Mountain Pines Campground in Champion celebrates 100 years
One of the oldest campgrounds in the country is celebrating its 100th anniversary.
Mountain Pines Campground was born as the Newill’s Grove Picnic Area in 1922. It was built by Dr. Domer S. Newill as a way to give back to the community of Champion.
In those days, much like today, the Laurel Highlands was an escape from the hustle and bustle of daily life. Wealthy Pittsburgh residents made summer homes in the Laurel Highlands before the turn of the century, thanks to the nation’s first federally funded highway. The National Road, now known as Route 40, was built in 1811. Travelers followed the National Road to the mountains and traded hot summer days for mountain breezes in the days before electricity.
The campground changed owners and names over the century, but the reasons people leave the city to immerse themselves in nature stayed the same.
“Even though the campsite has changed and gotten bigger, the underlying passion is the love of the outdoors,” said Forrest Johnson, Mountain Pines’ general manager. “You’d sit around a campfire, roast marshmallows, fish, do all the things you couldn’t do in the city. People could let their kids play outside because it was a safe environment.”
Johnson saw a job posting for Mountain Pines 15 years ago, and moved from the White Mountains in New Hampshire to the Laurel Highlands. He noted the imprint the campground has left in the minds of locals.
“A lot of people I’ve run into over the years have said, ‘Oh, I learned how to skate in your skating rink. I learned how to swim in your pool,” Johnson said. “That’s a lot of people’s memory of us.”
Many locals remember it as Cutty’s Campground, owned by Bette and Clair “Curly” Shaffer from 1968 until Curly’s death in 1980.
Cutty’s became Alpine Valley in the ’80s and Mountain Pines in the ’90s. Before it was Cutty’s, it was Maple Grove, the name it was given when Linda Rose started camping there as a young mother in the mid ’60s.
She and her husband rented a pop-up camper with their 3-year-old son and parked next to her parents’ motorhome. She chuckled at a memory of her first night camping.
“At 3 o’clock in the morning, I heard this cry, and he had fallen out of the back of the camper because it was just cloth. He was wanting to get back in,” she said.
Despite the minor mishap, that night started a four-generation family tradition. Rose’s daughter, born a few years later, became a lifelong camper. One of Rose’s granddaughters got a job at the campground, and another granddaughter bought a campsite behind her grandma.
“They all grew up there. We had lots of friends, had fires together,” she said.
There were only about 100 campsites at Maple Grove. Now, there are more than 800. Rose remembers when a wooded area on the grounds was a ballfield.
“There was not one tree there. We watched those trees grow for 50 years, and now they’re huge,” she said.
She has fond memories of unconventional potlucks with about 20 campers who became lifelong friends. They would load up garbage cans with kielbasa and other favorites for a family-style feast.
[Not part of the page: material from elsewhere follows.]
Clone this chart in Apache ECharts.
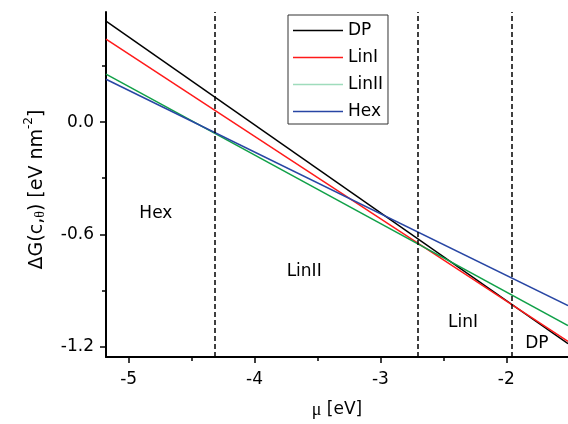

She still spends summer weekends at Mountain Pines, and upgraded her campsite to a home with a deck near the pool – Pennsylvania’s largest at 278 by 153 feet.
It was built in 1938, and the nearby boardwalk was the place to be in the small town. It was lined with shops on both sides and had activities every night – skate parties for the kids and bingo for the adults. A jukebox set the stage for local teens to mix and mingle with out-of-town visitors.
While Rose and other parents were watching their kids in the pool, teens and young adults had their eyes on each other.
“There’s quite a few that met up there and got married,” Rose said.
While one generation was finding spouses, Joe Sarnelli found a business opportunity. He said the campground changed the course of his life when he took his family camping in the 1970s. The campground was packed, but there were no stores nearby.
He opened Sarnelli’s Corner Market in 1978 at the intersection of Routes 31 and 711 near the campground. It was so successful that he closed his first location, about 25 miles away in south Greensburg.
“We’ve been here on this corner 44 years,” Sarnelli said.
His customer base started with campers, but visitors come to the area year-round. Three ski resorts draw winter sports enthusiasts. The Youghiogheny River draws white water rafters, kayakers and fisherman. Bicyclists come for the Great Allegheny Passage. Hikers and backpackers visit for the Laurel Highlands Hiking Trail. Rock climbers and sightseers visit Ohiopyle State Park. Architecture aficionados know the area as a mecca for Frank Lloyd Wright’s Fallingwater and Kentuck Knob.
Mountain Pines will hold its 100th anniversary celebration Friday and Saturday, Aug. 12 and 13, which will include fireworks and a band, Drew Nugent and the Midnight Society. Local officials will hold a ribbon cutting, and longtime campers will have the chance to reminisce.
“The campground brought us up here, and we met a lot of great people from all over,” Sarnelli said. “We have good memories with that place.”